STATED TASK ▸
Lines from the one containing "Emit a Python" to the one containing "ax = fig.add_axes([0.0764, 0.105, 0.9132, 0.8777])", both lines included, are to be extracted exactly from the data below; pictures are excluded.

═══ DATA FOR THE TASK

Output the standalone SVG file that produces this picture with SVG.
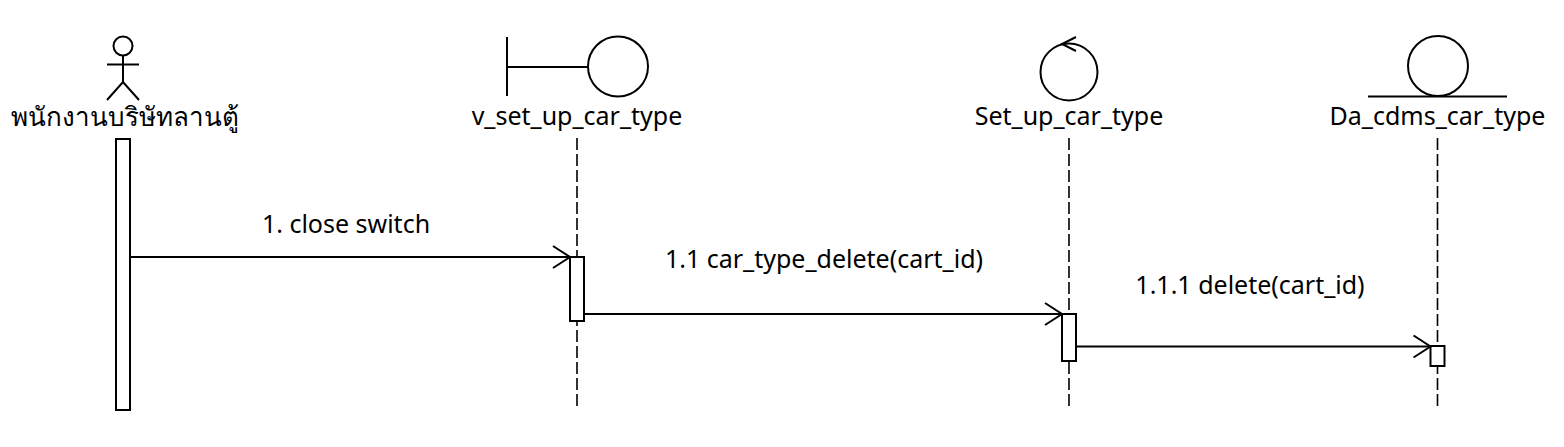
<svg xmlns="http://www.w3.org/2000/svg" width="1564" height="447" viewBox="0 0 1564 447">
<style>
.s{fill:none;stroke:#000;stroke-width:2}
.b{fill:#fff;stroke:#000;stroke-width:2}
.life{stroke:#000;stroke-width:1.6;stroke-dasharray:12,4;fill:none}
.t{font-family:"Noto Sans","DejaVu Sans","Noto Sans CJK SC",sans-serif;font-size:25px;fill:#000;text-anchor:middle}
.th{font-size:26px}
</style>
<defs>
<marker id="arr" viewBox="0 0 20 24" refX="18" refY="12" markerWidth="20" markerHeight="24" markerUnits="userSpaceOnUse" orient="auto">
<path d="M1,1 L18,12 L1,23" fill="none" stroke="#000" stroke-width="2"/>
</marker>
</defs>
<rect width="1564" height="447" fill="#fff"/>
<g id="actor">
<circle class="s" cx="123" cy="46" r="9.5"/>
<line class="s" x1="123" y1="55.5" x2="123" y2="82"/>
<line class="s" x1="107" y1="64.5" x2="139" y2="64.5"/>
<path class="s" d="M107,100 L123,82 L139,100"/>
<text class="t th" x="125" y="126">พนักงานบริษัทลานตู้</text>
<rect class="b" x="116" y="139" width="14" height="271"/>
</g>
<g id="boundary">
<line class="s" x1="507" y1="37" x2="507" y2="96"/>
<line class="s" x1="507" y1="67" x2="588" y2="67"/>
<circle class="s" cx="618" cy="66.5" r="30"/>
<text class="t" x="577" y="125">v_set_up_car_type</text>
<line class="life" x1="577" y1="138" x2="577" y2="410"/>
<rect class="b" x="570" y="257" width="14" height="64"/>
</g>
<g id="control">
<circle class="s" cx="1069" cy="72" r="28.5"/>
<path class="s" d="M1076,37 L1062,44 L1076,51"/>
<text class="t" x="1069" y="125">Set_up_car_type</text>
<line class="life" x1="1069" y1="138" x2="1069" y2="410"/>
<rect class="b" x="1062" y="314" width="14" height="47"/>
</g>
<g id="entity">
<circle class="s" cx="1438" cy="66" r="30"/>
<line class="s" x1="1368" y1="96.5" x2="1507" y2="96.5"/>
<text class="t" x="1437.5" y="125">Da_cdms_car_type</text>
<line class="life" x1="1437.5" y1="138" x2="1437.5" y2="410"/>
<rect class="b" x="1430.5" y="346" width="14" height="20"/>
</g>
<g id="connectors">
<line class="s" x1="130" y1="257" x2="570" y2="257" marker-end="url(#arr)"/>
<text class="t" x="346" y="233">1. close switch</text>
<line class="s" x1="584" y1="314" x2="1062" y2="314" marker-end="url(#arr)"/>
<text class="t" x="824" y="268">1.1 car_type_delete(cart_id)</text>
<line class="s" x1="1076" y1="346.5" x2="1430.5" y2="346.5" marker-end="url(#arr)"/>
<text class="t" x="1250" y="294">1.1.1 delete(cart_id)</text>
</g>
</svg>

══════
═══ DATA FOR THE TASK

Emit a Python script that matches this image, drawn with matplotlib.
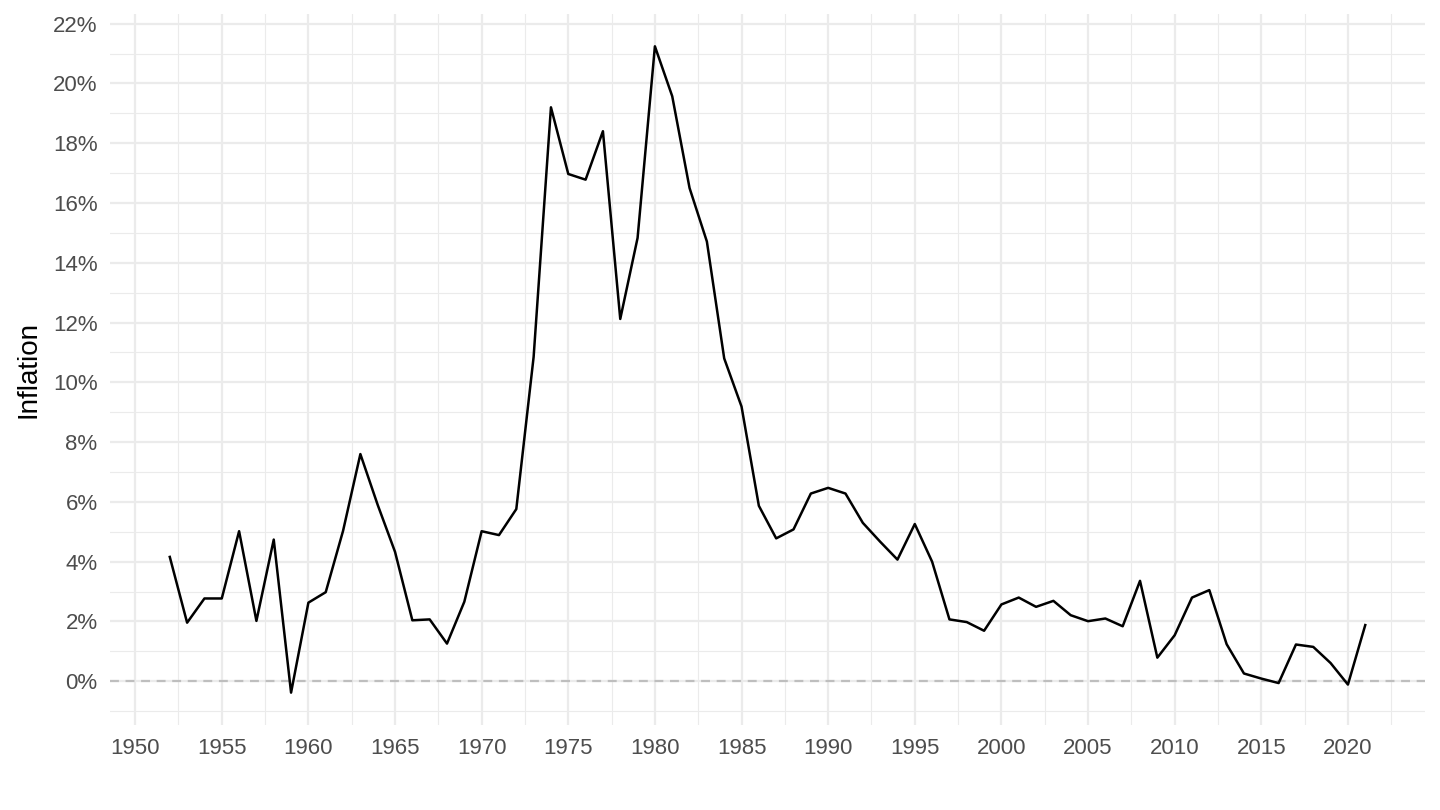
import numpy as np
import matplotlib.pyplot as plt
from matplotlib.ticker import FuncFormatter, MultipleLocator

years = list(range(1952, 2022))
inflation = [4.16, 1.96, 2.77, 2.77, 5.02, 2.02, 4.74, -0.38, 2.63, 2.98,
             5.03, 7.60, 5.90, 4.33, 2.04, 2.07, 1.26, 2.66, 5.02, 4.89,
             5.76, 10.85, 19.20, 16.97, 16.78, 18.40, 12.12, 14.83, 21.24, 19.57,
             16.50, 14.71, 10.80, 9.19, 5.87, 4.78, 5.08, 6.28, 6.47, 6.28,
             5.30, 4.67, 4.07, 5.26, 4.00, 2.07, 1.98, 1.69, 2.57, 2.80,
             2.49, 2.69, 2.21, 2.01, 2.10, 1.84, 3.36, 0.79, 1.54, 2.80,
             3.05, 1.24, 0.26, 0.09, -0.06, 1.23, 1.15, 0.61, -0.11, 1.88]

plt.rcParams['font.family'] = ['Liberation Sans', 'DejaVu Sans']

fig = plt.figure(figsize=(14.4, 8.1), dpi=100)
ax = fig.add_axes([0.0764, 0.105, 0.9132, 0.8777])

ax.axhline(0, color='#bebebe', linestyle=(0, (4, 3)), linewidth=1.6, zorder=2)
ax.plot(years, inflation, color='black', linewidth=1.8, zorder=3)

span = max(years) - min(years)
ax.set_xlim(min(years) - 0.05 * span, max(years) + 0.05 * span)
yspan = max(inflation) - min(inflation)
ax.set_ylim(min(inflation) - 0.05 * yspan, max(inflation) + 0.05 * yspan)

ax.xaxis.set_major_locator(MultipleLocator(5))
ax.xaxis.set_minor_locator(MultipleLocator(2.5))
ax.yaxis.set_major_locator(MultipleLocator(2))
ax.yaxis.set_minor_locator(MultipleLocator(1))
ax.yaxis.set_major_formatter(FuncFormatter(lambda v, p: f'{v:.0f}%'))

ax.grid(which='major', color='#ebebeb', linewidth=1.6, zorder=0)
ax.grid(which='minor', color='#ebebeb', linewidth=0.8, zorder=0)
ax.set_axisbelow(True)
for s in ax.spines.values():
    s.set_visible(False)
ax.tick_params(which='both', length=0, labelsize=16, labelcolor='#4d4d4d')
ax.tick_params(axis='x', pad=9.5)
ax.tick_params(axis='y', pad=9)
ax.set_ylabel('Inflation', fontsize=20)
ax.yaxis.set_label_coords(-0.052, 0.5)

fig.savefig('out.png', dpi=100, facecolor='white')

══════

FINAL ANSWER ▸
Emit a Python script that matches this image, drawn with matplotlib.
import numpy as np
import matplotlib.pyplot as plt
from matplotlib.ticker import FuncFormatter, MultipleLocator

years = list(range(1952, 2022))
inflation = [4.16, 1.96, 2.77, 2.77, 5.02, 2.02, 4.74, -0.38, 2.63, 2.98,
             5.03, 7.60, 5.90, 4.33, 2.04, 2.07, 1.26, 2.66, 5.02, 4.89,
             5.76, 10.85, 19.20, 16.97, 16.78, 18.40, 12.12, 14.83, 21.24, 19.57,
             16.50, 14.71, 10.80, 9.19, 5.87, 4.78, 5.08, 6.28, 6.47, 6.28,
             5.30, 4.67, 4.07, 5.26, 4.00, 2.07, 1.98, 1.69, 2.57, 2.80,
             2.49, 2.69, 2.21, 2.01, 2.10, 1.84, 3.36, 0.79, 1.54, 2.80,
             3.05, 1.24, 0.26, 0.09, -0.06, 1.23, 1.15, 0.61, -0.11, 1.88]

plt.rcParams['font.family'] = ['Liberation Sans', 'DejaVu Sans']

fig = plt.figure(figsize=(14.4, 8.1), dpi=100)
ax = fig.add_axes([0.0764, 0.105, 0.9132, 0.8777])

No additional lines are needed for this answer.